Jewlarious Jokes 8/12/2022

A young woman brings home her fiance to meet her parents. After dinner, her mother tells her father to find out about the young man. The father invites the fiance to his study for a drink.

“So what are your plans?” the father asks the young man.

“I am a Torah scholar,” he replies.

“A Torah scholar. Hmmm,” the father says. “Admirable, but what will you do to provide a nice house for my daughter to live in, as she’s accustomed to?”

“I will study,” the young man replies, “and G-d will provide for us.”

“And how will you buy her a beautiful engagement ring, such as she deserves?” asks the father.

“I will concentrate on my studies,” the young man replies. “G-d will provide for us.”

“And children?” asks the father. “How will you support the children?”

“Don’t worry, sir. G-d will provide,” replies the fiance.

The conversation proceeds like this, and each time the father questions, the young idealist insists that G-d will provide.

Later that evening the mother asks, “How did it go, Honey?”

The father answers, “He has no job and no plans, but the good news is he thinks I’m G-d.”

***

Rachel did a lot of travelling for her business, so she flew often. Flying made her very, very nervous, so she always took her Siddur along so she could read the traveller’s prayer. It helped her relax.

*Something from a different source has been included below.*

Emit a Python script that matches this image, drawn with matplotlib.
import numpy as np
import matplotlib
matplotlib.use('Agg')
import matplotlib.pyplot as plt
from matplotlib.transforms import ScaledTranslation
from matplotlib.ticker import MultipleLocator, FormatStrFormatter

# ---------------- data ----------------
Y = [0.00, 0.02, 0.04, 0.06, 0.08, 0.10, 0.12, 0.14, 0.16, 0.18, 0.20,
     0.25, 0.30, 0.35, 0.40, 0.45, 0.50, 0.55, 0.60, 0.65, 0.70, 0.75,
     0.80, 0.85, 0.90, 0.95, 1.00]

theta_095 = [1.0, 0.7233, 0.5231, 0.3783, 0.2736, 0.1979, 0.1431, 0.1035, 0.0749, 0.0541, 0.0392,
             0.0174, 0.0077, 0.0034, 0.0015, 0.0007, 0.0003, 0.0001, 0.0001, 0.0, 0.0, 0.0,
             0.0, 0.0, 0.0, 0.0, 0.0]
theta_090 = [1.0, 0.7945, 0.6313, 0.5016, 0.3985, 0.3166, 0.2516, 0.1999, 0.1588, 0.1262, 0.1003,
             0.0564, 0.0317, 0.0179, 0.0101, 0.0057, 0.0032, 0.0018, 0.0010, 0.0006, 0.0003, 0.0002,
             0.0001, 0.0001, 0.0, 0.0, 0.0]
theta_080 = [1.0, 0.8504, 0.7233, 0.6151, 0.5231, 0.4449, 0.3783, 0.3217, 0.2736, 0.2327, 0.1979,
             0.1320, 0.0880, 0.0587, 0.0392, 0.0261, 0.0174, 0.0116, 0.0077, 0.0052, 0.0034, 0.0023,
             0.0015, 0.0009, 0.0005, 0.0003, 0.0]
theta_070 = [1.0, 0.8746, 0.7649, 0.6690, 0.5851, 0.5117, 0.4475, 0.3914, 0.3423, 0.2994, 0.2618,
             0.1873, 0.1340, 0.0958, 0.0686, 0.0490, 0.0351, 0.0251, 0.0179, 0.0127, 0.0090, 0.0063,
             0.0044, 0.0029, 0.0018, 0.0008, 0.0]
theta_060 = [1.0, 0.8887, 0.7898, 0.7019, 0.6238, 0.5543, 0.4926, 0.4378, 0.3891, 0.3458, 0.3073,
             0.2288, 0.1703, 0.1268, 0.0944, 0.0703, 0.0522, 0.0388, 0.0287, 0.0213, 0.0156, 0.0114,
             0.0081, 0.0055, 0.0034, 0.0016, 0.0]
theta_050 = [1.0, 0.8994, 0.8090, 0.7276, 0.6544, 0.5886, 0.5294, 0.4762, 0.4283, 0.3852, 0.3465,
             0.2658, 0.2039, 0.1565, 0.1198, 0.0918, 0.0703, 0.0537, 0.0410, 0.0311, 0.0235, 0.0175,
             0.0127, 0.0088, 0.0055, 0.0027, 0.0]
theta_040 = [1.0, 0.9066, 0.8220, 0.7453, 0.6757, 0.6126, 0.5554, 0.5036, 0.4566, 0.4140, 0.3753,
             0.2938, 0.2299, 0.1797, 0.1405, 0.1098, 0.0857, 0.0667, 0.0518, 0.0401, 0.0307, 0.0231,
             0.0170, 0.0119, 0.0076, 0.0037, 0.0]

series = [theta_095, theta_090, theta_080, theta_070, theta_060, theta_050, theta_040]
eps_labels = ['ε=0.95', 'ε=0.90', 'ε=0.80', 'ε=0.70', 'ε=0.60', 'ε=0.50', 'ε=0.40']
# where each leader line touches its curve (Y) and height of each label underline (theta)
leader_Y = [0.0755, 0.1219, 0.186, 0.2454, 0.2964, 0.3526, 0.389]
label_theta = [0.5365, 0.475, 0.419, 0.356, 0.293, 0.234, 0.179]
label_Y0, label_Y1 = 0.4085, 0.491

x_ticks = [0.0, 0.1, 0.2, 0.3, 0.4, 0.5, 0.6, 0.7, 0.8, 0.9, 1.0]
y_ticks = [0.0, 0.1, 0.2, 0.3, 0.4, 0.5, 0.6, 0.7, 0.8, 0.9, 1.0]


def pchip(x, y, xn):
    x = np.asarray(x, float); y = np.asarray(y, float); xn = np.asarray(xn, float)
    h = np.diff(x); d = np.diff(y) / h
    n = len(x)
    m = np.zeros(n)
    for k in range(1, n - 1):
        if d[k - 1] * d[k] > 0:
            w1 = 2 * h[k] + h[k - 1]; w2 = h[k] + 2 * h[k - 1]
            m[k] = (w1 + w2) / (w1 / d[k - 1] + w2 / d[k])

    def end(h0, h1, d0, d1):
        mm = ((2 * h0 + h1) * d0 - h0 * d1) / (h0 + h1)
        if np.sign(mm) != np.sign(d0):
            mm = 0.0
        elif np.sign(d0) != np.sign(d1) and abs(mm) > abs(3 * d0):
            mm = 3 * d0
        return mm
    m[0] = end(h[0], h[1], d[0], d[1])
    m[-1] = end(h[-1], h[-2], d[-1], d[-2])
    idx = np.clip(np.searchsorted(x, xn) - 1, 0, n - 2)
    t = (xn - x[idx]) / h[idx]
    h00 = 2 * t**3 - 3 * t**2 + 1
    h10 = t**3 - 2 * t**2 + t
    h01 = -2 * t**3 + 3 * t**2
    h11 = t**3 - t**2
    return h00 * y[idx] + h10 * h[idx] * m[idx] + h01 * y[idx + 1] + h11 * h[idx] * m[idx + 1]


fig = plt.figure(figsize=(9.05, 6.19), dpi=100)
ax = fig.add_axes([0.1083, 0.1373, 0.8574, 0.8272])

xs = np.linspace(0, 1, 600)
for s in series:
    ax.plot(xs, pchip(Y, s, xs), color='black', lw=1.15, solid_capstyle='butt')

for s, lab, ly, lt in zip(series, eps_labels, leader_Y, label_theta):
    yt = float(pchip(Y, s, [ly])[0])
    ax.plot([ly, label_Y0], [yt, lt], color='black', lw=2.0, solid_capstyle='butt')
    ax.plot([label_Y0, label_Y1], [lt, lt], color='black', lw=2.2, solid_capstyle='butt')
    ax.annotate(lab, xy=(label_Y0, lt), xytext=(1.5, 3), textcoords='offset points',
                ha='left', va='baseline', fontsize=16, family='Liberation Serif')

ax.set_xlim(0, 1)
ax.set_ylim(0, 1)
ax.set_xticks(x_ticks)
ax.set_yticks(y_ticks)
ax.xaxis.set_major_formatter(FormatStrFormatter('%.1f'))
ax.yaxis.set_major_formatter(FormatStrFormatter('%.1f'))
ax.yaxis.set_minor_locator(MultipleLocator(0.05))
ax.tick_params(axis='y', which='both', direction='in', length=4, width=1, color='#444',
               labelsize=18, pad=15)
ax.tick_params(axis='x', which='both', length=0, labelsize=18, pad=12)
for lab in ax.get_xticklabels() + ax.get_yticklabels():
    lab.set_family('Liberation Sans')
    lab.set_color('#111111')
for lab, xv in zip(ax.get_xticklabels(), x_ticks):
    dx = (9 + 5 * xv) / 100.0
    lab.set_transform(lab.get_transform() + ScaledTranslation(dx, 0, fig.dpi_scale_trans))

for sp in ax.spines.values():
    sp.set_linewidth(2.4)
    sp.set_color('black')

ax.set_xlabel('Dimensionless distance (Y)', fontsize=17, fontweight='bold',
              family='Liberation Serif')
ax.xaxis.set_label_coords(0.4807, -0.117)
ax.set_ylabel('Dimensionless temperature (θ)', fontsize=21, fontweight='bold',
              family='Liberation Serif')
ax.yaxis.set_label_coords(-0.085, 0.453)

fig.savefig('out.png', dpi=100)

One time, she was sitting next to a sceptical man. When he saw her pull out her Siddur, he gave a little chuckle and smirk and went back to what he was doing. After awhile, he turned to her and asked, “You don’t really believe all that stuff in there?”

Rachel replied, “Of course!”

He said, “Well, what about that guy that was swallowed by that whale?”

“Oh, Yonah,” responded Rachel.

“Yes, how do you suppose he survived all that time inside the whale?”

Rachel, “Well, I don’t really know. I guess when I get to Heaven, I will ask him.”

“Well what if he isn’t there?” the man asked sarcastically.

“Then you can ask him,” replied Rachel.

***

Mr Steen was brought to Mercy Hospital and taken quickly in for coronary surgery. The operation went well and as the groggy man regained consciousness, he was reassured by the doctor who was waiting by his bed.

“You’re going to be just fine, Mr Steen,” the doctor said.

The doctor was joined by a nurse who said, “We do need to know, however, how you intend to pay for your stay here. Are you covered by insurance?”

Mr Steen said, “No, I’m not,” in a whisper.

“Then can you pay in cash?” the nurse persisted.

“I’m afraid I cannot.”

“Well, do you have any close relatives?” the nurse questioned sternly.

“Just my sister in New York,” he volunteered. “But she converted to.. she’s a nun… in fact a real spinster.”

“Oh, I must correct you, Mr Steen. Nuns are not spinsters—they are married to G-d.”

“Wonderful, wonderful,” Mr Steen. “In that case, please send my bill to my brother-in-law.”